(Lines of data)
________________________

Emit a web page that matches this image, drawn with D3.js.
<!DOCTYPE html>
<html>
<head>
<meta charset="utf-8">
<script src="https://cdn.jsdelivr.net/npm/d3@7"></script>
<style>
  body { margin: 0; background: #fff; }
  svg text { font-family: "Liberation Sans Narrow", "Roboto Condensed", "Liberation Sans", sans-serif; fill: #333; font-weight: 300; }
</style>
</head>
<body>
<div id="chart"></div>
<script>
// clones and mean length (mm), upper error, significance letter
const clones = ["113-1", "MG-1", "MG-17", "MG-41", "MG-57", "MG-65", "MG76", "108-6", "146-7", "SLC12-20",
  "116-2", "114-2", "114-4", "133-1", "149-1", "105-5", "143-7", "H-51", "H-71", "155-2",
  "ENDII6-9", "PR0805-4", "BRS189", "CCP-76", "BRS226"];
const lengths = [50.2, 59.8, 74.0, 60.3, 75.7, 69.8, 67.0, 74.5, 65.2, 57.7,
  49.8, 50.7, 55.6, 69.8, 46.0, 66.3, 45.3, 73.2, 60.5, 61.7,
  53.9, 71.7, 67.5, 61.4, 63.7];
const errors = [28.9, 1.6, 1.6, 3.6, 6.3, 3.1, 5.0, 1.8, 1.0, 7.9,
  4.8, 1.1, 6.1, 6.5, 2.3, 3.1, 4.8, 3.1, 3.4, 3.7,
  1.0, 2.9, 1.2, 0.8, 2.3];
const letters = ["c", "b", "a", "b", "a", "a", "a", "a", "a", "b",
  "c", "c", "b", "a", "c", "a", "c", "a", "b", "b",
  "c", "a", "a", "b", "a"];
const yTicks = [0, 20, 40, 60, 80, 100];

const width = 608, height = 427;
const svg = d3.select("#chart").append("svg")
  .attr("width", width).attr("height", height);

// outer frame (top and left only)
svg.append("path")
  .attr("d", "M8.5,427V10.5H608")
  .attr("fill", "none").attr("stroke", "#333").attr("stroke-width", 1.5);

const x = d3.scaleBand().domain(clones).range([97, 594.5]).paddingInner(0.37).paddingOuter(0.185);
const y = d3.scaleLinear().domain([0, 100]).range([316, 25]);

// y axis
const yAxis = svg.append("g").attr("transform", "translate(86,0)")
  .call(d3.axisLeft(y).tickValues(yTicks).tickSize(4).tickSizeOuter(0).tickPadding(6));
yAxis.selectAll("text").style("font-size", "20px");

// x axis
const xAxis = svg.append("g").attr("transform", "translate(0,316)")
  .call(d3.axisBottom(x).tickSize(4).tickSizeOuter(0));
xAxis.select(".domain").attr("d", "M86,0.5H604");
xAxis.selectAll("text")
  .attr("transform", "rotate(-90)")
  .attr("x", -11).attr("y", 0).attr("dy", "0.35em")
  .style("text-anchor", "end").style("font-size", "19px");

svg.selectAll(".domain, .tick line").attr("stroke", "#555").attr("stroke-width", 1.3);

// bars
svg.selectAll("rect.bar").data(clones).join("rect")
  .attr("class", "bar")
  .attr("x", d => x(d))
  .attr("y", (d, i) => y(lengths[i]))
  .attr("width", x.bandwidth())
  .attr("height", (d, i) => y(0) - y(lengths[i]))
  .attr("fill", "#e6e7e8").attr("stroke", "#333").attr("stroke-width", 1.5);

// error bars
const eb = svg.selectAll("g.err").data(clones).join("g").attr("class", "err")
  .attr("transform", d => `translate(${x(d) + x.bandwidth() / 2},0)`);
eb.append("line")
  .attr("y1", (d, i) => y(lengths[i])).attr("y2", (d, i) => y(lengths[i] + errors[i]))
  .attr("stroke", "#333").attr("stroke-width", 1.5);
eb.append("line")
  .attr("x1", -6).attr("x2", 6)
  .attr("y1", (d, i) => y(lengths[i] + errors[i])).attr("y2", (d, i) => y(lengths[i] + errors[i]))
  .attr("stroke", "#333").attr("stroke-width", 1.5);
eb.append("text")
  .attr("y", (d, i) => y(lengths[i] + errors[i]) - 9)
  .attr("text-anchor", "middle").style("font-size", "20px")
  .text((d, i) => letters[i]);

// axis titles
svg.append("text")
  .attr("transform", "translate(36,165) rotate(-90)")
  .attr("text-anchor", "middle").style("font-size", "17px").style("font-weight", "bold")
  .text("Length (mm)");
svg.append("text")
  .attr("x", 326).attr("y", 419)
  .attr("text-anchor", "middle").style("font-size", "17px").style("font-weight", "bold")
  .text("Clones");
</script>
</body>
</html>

________________________

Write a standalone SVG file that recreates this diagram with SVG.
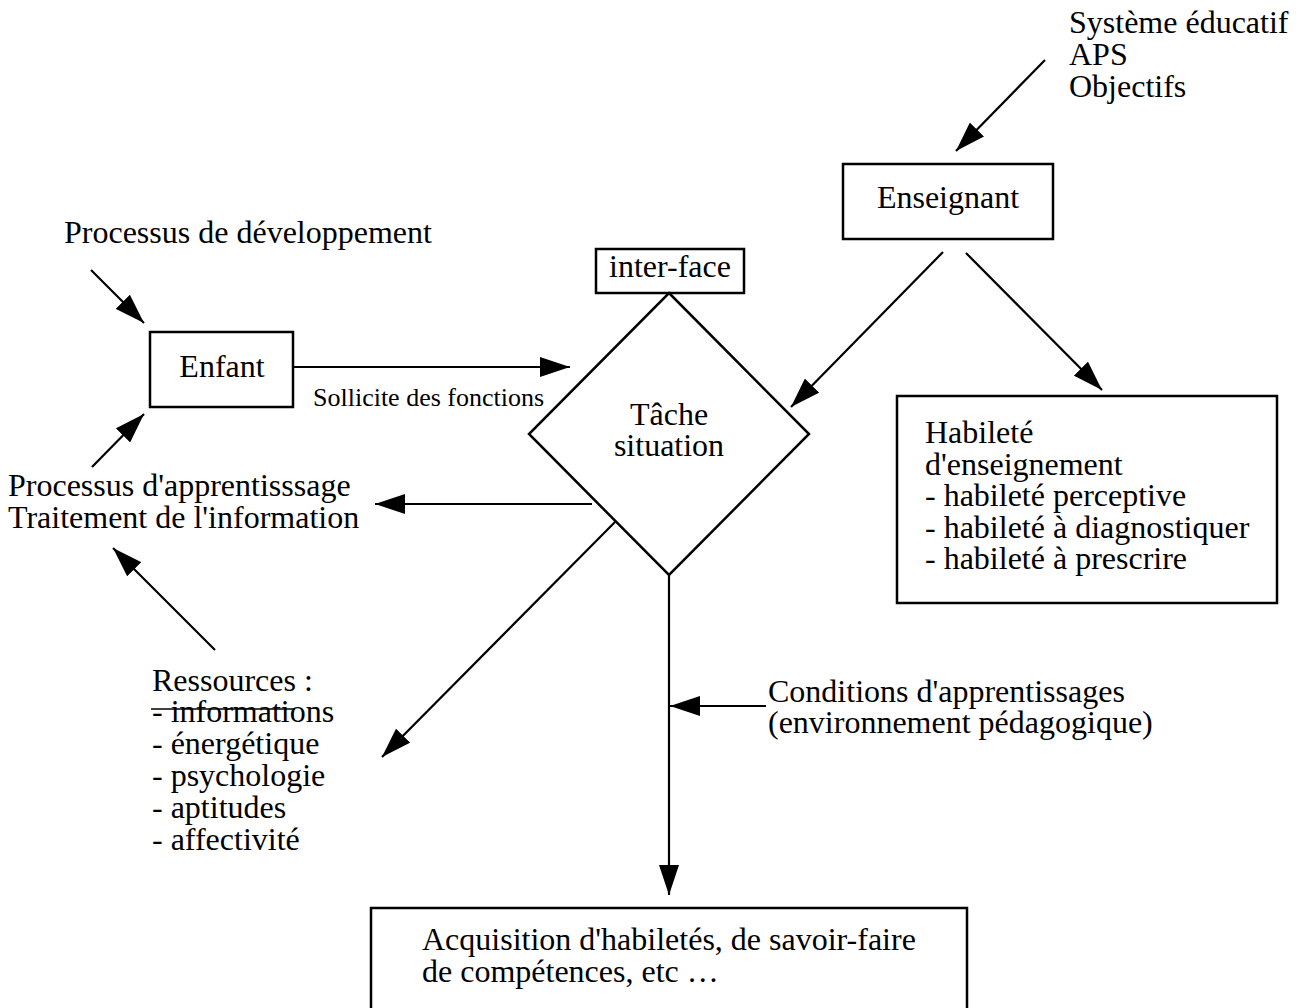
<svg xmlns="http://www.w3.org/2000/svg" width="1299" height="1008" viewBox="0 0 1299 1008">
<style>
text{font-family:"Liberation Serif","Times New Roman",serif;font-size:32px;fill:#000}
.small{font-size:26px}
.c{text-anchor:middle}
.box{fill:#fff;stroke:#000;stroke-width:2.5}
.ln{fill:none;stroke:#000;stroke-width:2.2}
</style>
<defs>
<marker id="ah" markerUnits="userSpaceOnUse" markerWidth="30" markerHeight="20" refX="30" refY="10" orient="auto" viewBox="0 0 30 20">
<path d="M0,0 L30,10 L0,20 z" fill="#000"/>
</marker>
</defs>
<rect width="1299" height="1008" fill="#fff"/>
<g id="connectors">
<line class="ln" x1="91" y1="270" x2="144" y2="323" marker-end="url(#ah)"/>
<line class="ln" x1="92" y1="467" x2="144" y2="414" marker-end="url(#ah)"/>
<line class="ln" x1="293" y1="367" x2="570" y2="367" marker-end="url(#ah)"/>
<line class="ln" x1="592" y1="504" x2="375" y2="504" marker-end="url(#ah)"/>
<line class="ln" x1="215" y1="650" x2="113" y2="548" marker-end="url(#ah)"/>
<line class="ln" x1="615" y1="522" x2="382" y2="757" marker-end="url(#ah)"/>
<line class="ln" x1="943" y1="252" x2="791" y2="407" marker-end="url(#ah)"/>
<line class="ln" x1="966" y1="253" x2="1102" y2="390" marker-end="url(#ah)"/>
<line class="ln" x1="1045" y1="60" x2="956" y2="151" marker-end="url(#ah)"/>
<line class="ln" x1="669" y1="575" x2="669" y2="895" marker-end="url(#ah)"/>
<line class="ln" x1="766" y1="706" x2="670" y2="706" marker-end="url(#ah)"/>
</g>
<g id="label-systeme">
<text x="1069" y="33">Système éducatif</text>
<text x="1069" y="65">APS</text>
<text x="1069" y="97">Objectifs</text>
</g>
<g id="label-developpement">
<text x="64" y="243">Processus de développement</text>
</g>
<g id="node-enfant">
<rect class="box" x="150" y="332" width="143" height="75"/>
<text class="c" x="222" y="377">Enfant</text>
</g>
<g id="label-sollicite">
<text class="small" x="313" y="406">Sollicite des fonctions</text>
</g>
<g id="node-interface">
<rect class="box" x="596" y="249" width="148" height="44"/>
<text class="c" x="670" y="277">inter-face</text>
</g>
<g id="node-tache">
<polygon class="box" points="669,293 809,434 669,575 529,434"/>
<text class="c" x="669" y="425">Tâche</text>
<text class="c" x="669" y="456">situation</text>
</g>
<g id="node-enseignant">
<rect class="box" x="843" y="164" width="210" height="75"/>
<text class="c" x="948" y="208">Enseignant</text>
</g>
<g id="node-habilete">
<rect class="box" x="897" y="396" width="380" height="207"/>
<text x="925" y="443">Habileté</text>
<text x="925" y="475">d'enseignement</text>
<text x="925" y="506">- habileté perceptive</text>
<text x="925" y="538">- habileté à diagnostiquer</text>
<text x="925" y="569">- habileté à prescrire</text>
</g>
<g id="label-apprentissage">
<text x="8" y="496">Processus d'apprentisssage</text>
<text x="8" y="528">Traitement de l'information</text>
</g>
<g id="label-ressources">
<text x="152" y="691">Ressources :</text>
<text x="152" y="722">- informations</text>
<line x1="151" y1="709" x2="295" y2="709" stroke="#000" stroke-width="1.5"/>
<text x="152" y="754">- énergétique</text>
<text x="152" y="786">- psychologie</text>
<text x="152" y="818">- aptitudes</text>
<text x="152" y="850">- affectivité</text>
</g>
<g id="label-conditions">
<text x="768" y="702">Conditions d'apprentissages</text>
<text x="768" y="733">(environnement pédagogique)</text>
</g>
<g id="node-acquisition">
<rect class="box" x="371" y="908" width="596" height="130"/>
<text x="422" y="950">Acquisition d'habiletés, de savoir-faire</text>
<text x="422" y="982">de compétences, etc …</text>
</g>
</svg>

________________________

#### AIM
From the data, pick out every line that includes "with".

#### EXERCISE OUTPUT
Emit a web page that matches this image, drawn with D3.js.
Write a standalone SVG file that recreates this diagram with SVG.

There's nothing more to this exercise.